For the divisor function is $d(n^2)$ related to $d(n)$ knowing also n?

Question

The divisor function d(n) is defined as 'the number of positive divisors of n (including 1 and n)' according to Underwood Dudley.

Is the divisor function $d(n^2)$ related to $d(n)$?

for example

d(10)=4 and $d(10^2)$=9
or d(14)=4 and $d(14^2)=9$

So can one find the $d(n^2)$ from knowing only d(n) and n through some relation or function?

Has any work been done on this problem?

Answer 1

There is no direct way to get from the value of $d(n)$ to the value of $d(n^2)$ without involving $n$. For instance, we have $d(6)=d(8)=3$, but $d(36)=8$ while $d(64)=6$.

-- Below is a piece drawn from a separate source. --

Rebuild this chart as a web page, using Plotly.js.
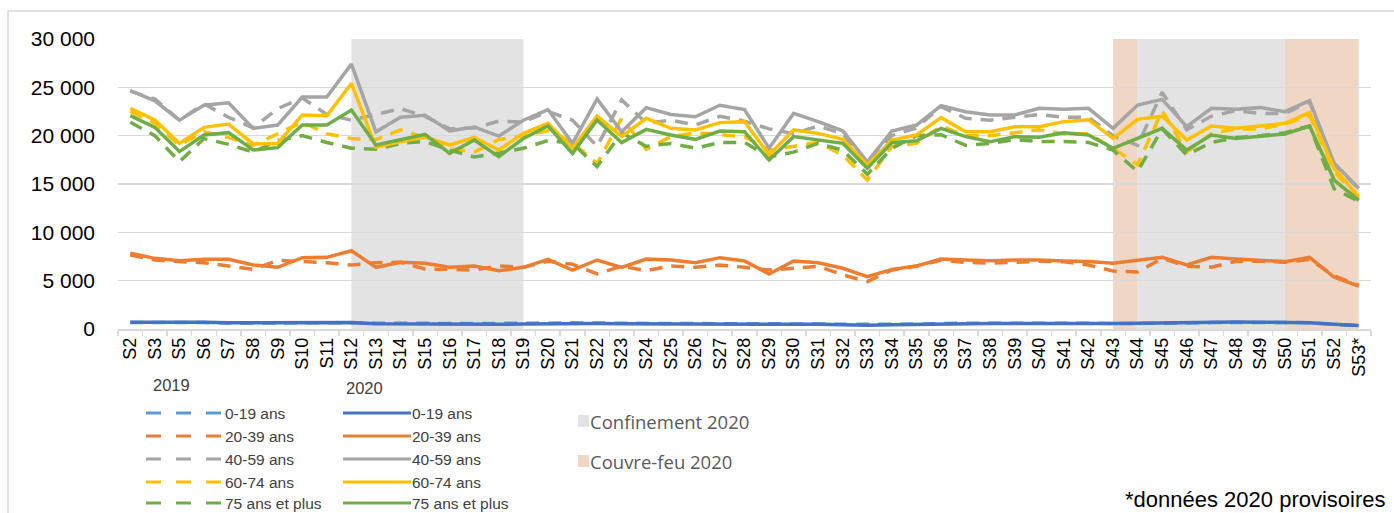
<!DOCTYPE html>
<html>
<head>
<meta charset="utf-8">
<script src="https://cdn.plot.ly/plotly-3.0.1.min.js"></script>
<style>
html,body{margin:0;padding:0;background:#fff;}
#chart{width:1394px;height:513px;}
</style>
</head>
<body>
<div id="chart"></div>
<script>
// ---- categories ----
const weeks = ['S2','S3','S5','S6','S7','S8','S9','S10','S11','S12','S13','S14','S15','S16','S17','S18','S19','S20','S21','S22','S23','S24','S25','S26','S27','S28','S29','S30','S31','S32','S33','S34','S35','S36','S37','S38','S39','S40','S41','S42','S43','S44','S45','S46','S47','S48','S49','S50','S51','S52','S53*'];

// ---- series names ----
const ageGroups = ['0-19 ans','20-39 ans','40-59 ans','60-74 ans','75 ans et plus'];

// ---- 2019 (dashed) ----
const a0_19_2019 = [680,700,690,660,620,600,620,660,680,640,600,640,600,560,560,540,560,600,640,600,600,580,560,560,580,570,540,520,500,480,420,480,520,580,600,600,610,600,600,600,560,560,620,620,660,700,680,680,640,480,350];
const a20_39_2019 = [7650,7140,6970,6860,6520,6170,7100,6970,6860,6620,6860,6900,6200,6170,6100,6520,6380,7000,6690,5690,6500,6030,6520,6380,6620,6380,6100,6280,6500,5600,4900,6100,6520,7100,6900,6800,6900,7000,6950,6620,6000,5900,7300,6500,6400,7000,7000,6900,7200,5500,4500];
const a40_59_2019 = [24600,23800,21600,23300,21900,20800,22800,23900,22200,21600,22200,22800,22000,20700,20800,21500,21400,22500,21600,18900,23700,21300,21600,21100,22000,21500,20700,20200,21000,20200,17000,20000,20800,23000,21800,21600,21900,22200,21900,21900,20000,19000,24500,20600,22000,22600,22300,22300,23500,17000,14500];
const a60_74_2019 = [22500,21300,19000,20400,19800,19000,20200,21400,20200,19700,19600,20600,19800,18700,18300,19600,20000,20500,19300,17100,21800,18600,19900,20300,20100,19900,18500,18900,19300,18000,15400,18900,19200,21000,20000,20000,20300,20600,20200,20200,18700,17000,22600,18300,20200,20700,20700,21200,22100,16300,13500];
const a75_2019 = [21380,20000,17300,19700,19100,18300,19500,20000,19300,18700,18600,19200,19400,18500,17800,18200,18700,19500,19200,16800,20300,18900,19200,18700,19300,19300,17800,18300,19200,18500,16000,18700,20000,20100,19000,19200,19600,19400,19400,19300,18500,16300,20700,18000,19300,19800,20000,20300,21000,14500,13200];

// ---- 2020 (solid) ----
const a0_19_2020 = [700,720,720,700,650,640,650,690,700,660,550,520,500,470,480,490,520,560,600,560,540,540,520,540,550,540,520,500,480,450,400,450,500,550,560,560,580,560,580,580,560,600,650,640,700,720,700,700,650,500,360];
const a20_39_2020 = [7830,7310,7070,7210,7210,6620,6380,7380,7410,8100,6380,6900,6790,6380,6520,6030,6380,7210,6100,7140,6380,7240,7140,6860,7380,7030,5690,7030,6860,6280,5410,6170,6520,7240,7140,7070,7140,7140,7030,6970,6790,7070,7410,6620,7410,7240,7070,6970,7410,5350,4450];
const a40_59_2020 = [24650,23600,21600,23150,23400,20750,21100,24000,24000,27400,20400,21900,22100,20500,20900,19950,21600,22700,19200,23800,20400,22900,22200,21950,23150,22700,18700,22300,21450,20500,17300,20480,21100,23100,22480,22140,22140,22830,22720,22830,20760,23170,23760,20930,22830,22720,22900,22480,23620,17140,14550];
const a60_74_2020 = [22830,21620,19200,20860,21200,19140,19200,22140,22070,25400,18800,19380,19850,19030,19830,18520,20240,21280,18690,22030,19900,21790,20760,20590,21350,21450,18000,20590,20240,19620,16970,19550,20070,21860,20410,20410,20930,20930,21450,21650,19720,21690,22030,19550,21000,20760,21000,21280,22380,16620,13700];
const a75_2020 = [22070,20860,18350,20070,20310,18520,18760,21100,21100,22650,19030,19550,20140,18170,19550,17830,19720,21000,18170,21620,19280,20650,20070,19620,20480,20410,17480,19900,19550,19210,16620,19280,19480,20760,19900,19380,19900,19830,20310,20070,18690,19720,20760,18520,20070,19720,19970,20170,21000,15410,13300];

// ---- periods ----
const confinementPeriods = [['S12','S19'],['S44','S50']];
const couvreFeuPeriods = [['S43','S44'],['S50','S53*']];
const periodLabels = ['Confinement 2020','Couvre-feu 2020'];
const yearLabels = ['2019','2020'];
const footnote = '*données 2020 provisoires';

// ---- styles ----
const colors2019 = ['#5b9bd5','#ed7d31','#a5a5a5','#ffc000','#70ad47'];
const colors2020 = ['#4472c4','#ed7d31','#a5a5a5','#ffc000','#70ad47'];
const confColor = '#e3e3e3', cfColor = '#f0d6c5';
const REG = '"Liberation Sans",Arial,sans-serif';
const DASH = '13px,9px';

const data2019 = [a0_19_2019,a20_39_2019,a40_59_2019,a60_74_2019,a75_2019];
const data2020 = [a0_19_2020,a20_39_2020,a40_59_2020,a60_74_2020,a75_2020];

const traces = [];
data2019.forEach((v,i)=>traces.push({x:weeks,y:v,type:'scatter',mode:'lines',name:ageGroups[i]+' 2019',
  line:{color:colors2019[i],width:3.5,dash:DASH},showlegend:false,hoverinfo:'skip'}));
data2020.forEach((v,i)=>traces.push({x:weeks,y:v,type:'scatter',mode:'lines',name:ageGroups[i]+' 2020',
  line:{color:colors2020[i],width:3.5},showlegend:false,hoverinfo:'skip'}));

// layout geometry (pixels)
const Wd=1394, Ht=513, L=118, R=1371, T=39, B=329;
const PW=R-L, PH=B-T;
const px = x => (x-L)/PW;
const py = y => (B-y)/PH;

const shapes = [];
confinementPeriods.forEach(p=>shapes.push({type:'rect',xref:'x',yref:'paper',x0:p[0],x1:p[1],y0:0,y1:1,fillcolor:confColor,line:{width:0},layer:'below'}));
couvreFeuPeriods.forEach(p=>shapes.push({type:'rect',xref:'x',yref:'paper',x0:p[0],x1:p[1],y0:0,y1:1,fillcolor:cfColor,line:{width:0},layer:'below'}));
// chart frame
shapes.push({type:'line',xref:'paper',yref:'paper',x0:px(8),x1:px(8),y0:py(11),y1:py(520),line:{color:'#d9d9d9',width:1.5}});
shapes.push({type:'line',xref:'paper',yref:'paper',x0:px(8),x1:px(1400),y0:py(11),y1:py(11),line:{color:'#d9d9d9',width:1.5}});

const annotations = [];
// legend rows
const rowY = [413,436,459,482,503];
const legFont = {family:REG,size:15.5,color:'#404040'};
ageGroups.forEach((g,i)=>{
  const y = rowY[i];
  shapes.push({type:'line',xref:'paper',yref:'paper',x0:px(146),x1:px(222),y0:py(y),y1:py(y),line:{color:colors2019[i],width:3,dash:'15px,15px'}});
  shapes.push({type:'line',xref:'paper',yref:'paper',x0:px(343),x1:px(411),y0:py(y),y1:py(y),line:{color:colors2020[i],width:3}});
  annotations.push({xref:'paper',yref:'paper',x:px(223),y:py(y),xanchor:'left',yanchor:'middle',text:g,showarrow:false,font:legFont});
  annotations.push({xref:'paper',yref:'paper',x:px(410),y:py(y),xanchor:'left',yanchor:'middle',text:g,showarrow:false,font:legFont});
});
annotations.push({xref:'paper',yref:'paper',x:px(171),y:py(385),xanchor:'center',yanchor:'middle',text:yearLabels[0],showarrow:false,font:{family:REG,size:16.5,color:'#404040'}});
annotations.push({xref:'paper',yref:'paper',x:px(364),y:py(388),xanchor:'center',yanchor:'middle',text:yearLabels[1],showarrow:false,font:{family:REG,size:16.5,color:'#404040'}});
// period legend
[[confColor,421],[cfColor,461]].forEach((c,i)=>{
  shapes.push({type:'rect',xref:'paper',yref:'paper',x0:px(578),x1:px(589),y0:py(c[1]-6),y1:py(c[1]+6),fillcolor:c[0],line:{width:0}});
  annotations.push({xref:'paper',yref:'paper',x:px(588),y:py(c[1]),xanchor:'left',yanchor:'middle',text:periodLabels[i],showarrow:false,font:{family:'"Open Sans",sans-serif',size:18.5,color:'#595959'}});
});
annotations.push({xref:'paper',yref:'paper',x:px(1388),y:py(499),xanchor:'right',yanchor:'middle',text:footnote,showarrow:false,font:{family:REG,size:22,color:'#000'}});

const layout = {
  width:Wd,height:Ht,
  margin:{l:L,r:Wd-R,t:T,b:Ht-B,pad:0},
  paper_bgcolor:'#fff',plot_bgcolor:'rgba(0,0,0,0)',
  separators:', ',
  showlegend:false,
  xaxis:{type:'category',categoryorder:'array',categoryarray:weeks,tickmode:'linear',tick0:0,dtick:1,tickson:'boundaries',ticks:'outside',ticklen:5,tickcolor:'#d9d9d9',tickwidth:1.5,
    showline:true,linecolor:'#d9d9d9',linewidth:1.5,showgrid:false,tickangle:-90,
    tickfont:{family:REG,size:18,color:'#000'},range:[-0.5,weeks.length-0.5],fixedrange:true},
  yaxis:{range:[0,30000],dtick:5000,tickformat:',d',showgrid:true,gridcolor:'#d9d9d9',gridwidth:1.5,zeroline:false,showline:false,ticks:'',
    ticklabelstandoff:22,tickfont:{family:REG,size:21,color:'#000'},fixedrange:true},
  shapes:shapes,annotations:annotations,hovermode:false
};
Plotly.newPlot('chart',traces,layout,{displayModeBar:false,staticPlot:true});
</script>
</body>
</html>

Your divisor function is closely related to prime factorisations. If $$ n=2^{e_2}\cdot3^{e_3}\cdot5^{e_5}\cdots $$ (where most of the $e_k$ are $0$), then $$ d(n)=(e_2+1)(e_3+1)(e_5+1)\cdots-1 $$ Squaring $n$ doubles all the $e_k$. For the example above, we have $$ d(6)=(1+1)(1+1)-1=3 d(8)=(3+1)-1=3\\ d(36)=(2+1)(2+1)-1\\ d(64)=(6+1)-1=6 $$ So for each way you can write $d(n)+1$ as a product of natural numbers greater than $1$, there is a different value to $d(n^2)$.

Answer 2

Let $n=\prod\limits_{i=1}^{\omega(n)}p_i^{a_i},\,a_i>0$ so $d(n)=\prod\limits_{i=1}^{\omega(n)}(1+a_i)$. Then $n^2=\prod\limits_{i=1}^{\omega(n)}p_i^{2a_i}$ so $d(n^2)=\prod\limits_{i=1}^{\omega(n)}(1+2a_i)$ which cannot be expressed purely in terms of $d(n)$.